My hon. Friend the Member for Thornbury and Yate (Luke Hall) has three prisons in his constituency, my hon. Friend the Member for Banbury (Victoria Prentis) would like the Bill extended to teenagers in her house, and my hon. Friend the Member for North Cornwall (Scott Mann) was also interested in that idea. My hon. Friend the Member for Croydon South (Chris Philp) gave some shocking examples of how the technology is being used in prisons right now to commit crime. My hon. Friend the Member for Hitchin and Harpenden (Bim Afolami) spoke in a Friday private Member’s Bill debate for the first time, and I am honoured that he chose this Bill.

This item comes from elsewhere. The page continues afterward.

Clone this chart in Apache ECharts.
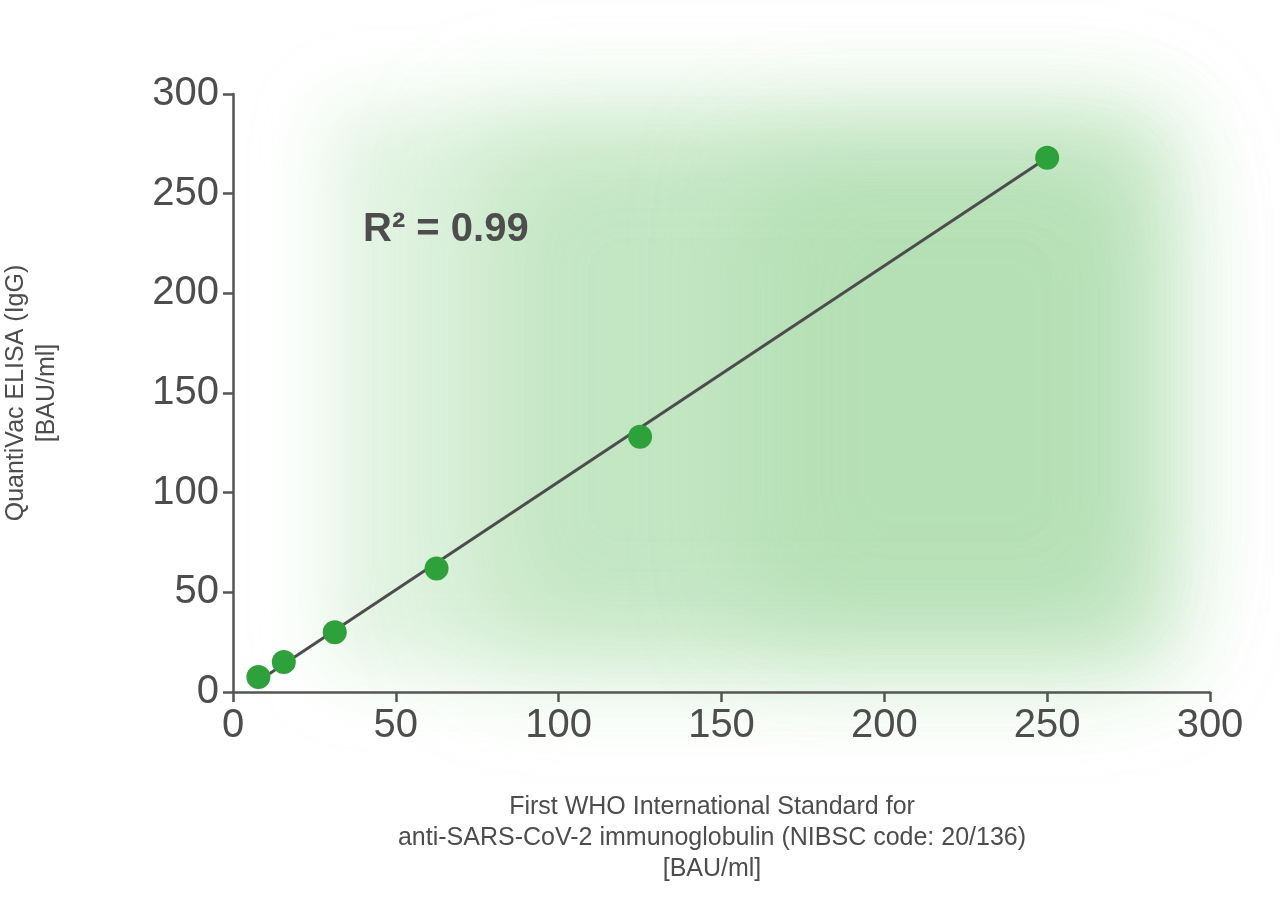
<!DOCTYPE html>
<html><head><meta charset="utf-8">
<script src="https://cdn.jsdelivr.net/npm/echarts@6/dist/echarts.min.js"></script>
<style>html,body{margin:0;background:#fff}#c{width:1280px;height:904px}</style>
</head><body><div id="c"></div>
<script>
var xTicks = [0, 300, 50];
var pointsX = [7.8, 15.6, 31.25, 62.5, 125, 250];
var pointsY = [7.5, 15, 30, 62, 128, 268];
var fitLine = [[7.8, 5.5], [250, 268]];
var r2Text = 'R² = 0.99';

// soft glow: rect drawn off screen, only its blurred shadow lands on the chart
function glow(x, y, w, h, color, blur) {
    return {type: 'rect', z: -10, silent: true,
        shape: {x: x - 3000, y: y, width: w, height: h},
        style: {fill: '#fff', shadowBlur: blur, shadowColor: color, shadowOffsetX: 3000}};
}

var chart = echarts.init(document.getElementById('c'));
var axisCol = '#555';
chart.setOption({
    animation: false,
    grid: {left: 233, right: 70, top: 94, bottom: 212, containLabel: false, outerBoundsMode: 'none'},
    graphic: [
        glow(330, 110, 840, 560, 'rgba(170,220,170,0.35)', 70),
        glow(480, 130, 680, 520, 'rgba(150,210,150,0.4)', 110),
        glow(750, 150, 400, 480, 'rgba(150,210,150,0.3)', 110),
        {type: 'text', left: 363, top: 210, z: 10,
         style: {text: r2Text, font: 'bold 40px "Liberation Sans", Arial', fill: '#4d4d4d'}},
        {type: 'text', z: 10,
         style: {text: 'First WHO International Standard for\nanti-SARS-CoV-2 immunoglobulin (NIBSC code: 20/136)\n[BAU/ml]',
                 x: 712, y: 792, textAlign: 'center',
                 font: '25px "Liberation Sans", Arial', fill: '#4d4d4d', lineHeight: 31}}
    ],
    xAxis: {
        type: 'value', min: xTicks[0], max: xTicks[1], interval: xTicks[2],
        splitLine: {show: false},
        axisLine: {lineStyle: {color: axisCol, width: 2.5}},
        axisTick: {length: 10, lineStyle: {color: axisCol, width: 2.5}},
        axisLabel: {fontSize: 40, color: '#4d4d4d', margin: 14, fontFamily: 'Liberation Sans'}
    },
    yAxis: {
        type: 'value', min: 0, max: 300, interval: 50,
        splitLine: {show: false},
        axisLine: {show: true, lineStyle: {color: axisCol, width: 2.5}},
        axisTick: {show: true, length: 10, lineStyle: {color: axisCol, width: 2.5}},
        axisLabel: {fontSize: 40, color: '#4d4d4d', margin: 14, fontFamily: 'Liberation Sans'},
        name: 'EUROIMMUN-Anti-SARS-CoV-2\nQuantiVac ELISA (IgG)\n[BAU/ml]',
        nameLocation: 'middle', nameGap: 170, nameRotate: 90,
        nameTextStyle: {fontSize: 25, color: '#4d4d4d', lineHeight: 31, fontFamily: 'Liberation Sans'}
    },
    series: [
        {type: 'line', data: fitLine, symbol: 'none', z: 2,
         lineStyle: {color: '#4d4d4d', width: 3}},
        {type: 'scatter', z: 3, symbolSize: 24,
         data: pointsX.map(function(x, i){ return [x, pointsY[i]]; }),
         itemStyle: {color: '#2ea23a', opacity: 1}}
    ]
});
</script></body></html>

Like me, my hon. Friend the Member for Cheadle (Mary Robinson) remembers her first mobile phone being the size of a brick—it would not have been easily concealed. My hon. Friend the Member for Erewash (Maggie Throup) made the point that mobile phones are now for more than just making calls. My hon. Friend the Member for Brentwood and Ongar (Alex Burghart) brought in his experience of working at the Centre for Social Justice. My hon. Friend the Member for Havant (Alan Mak), with his technological experience, was able to highlight some of the significant purposes to which mobile phones have been put. My hon. Friend the Member for Torbay (Kevin Foster) reminded us that he was interrupted on Second Reading by a mobile phone. My hon. Friend the Member for Witney (Robert Courts) brought his experience of the criminal Bar and reminded us that prison is now just an inconvenience to many criminals: the Bill will change that. My hon. Friend the Member for Horsham (Jeremy Quin) continued the battle between Horsham and Lewes, although Lewes thankfully won in 1845 to retain the county prison. My hon. Friend the Member for Dudley South (Mike Wood) gave a great overview of the Bill and said that this small piece of legislation will make a big difference, proving that size is not everything.

I thank hon. Members and I look forward to the Bill making progress in the other place.

Question put and agreed to.

Bill accordingly read the Third time and passed.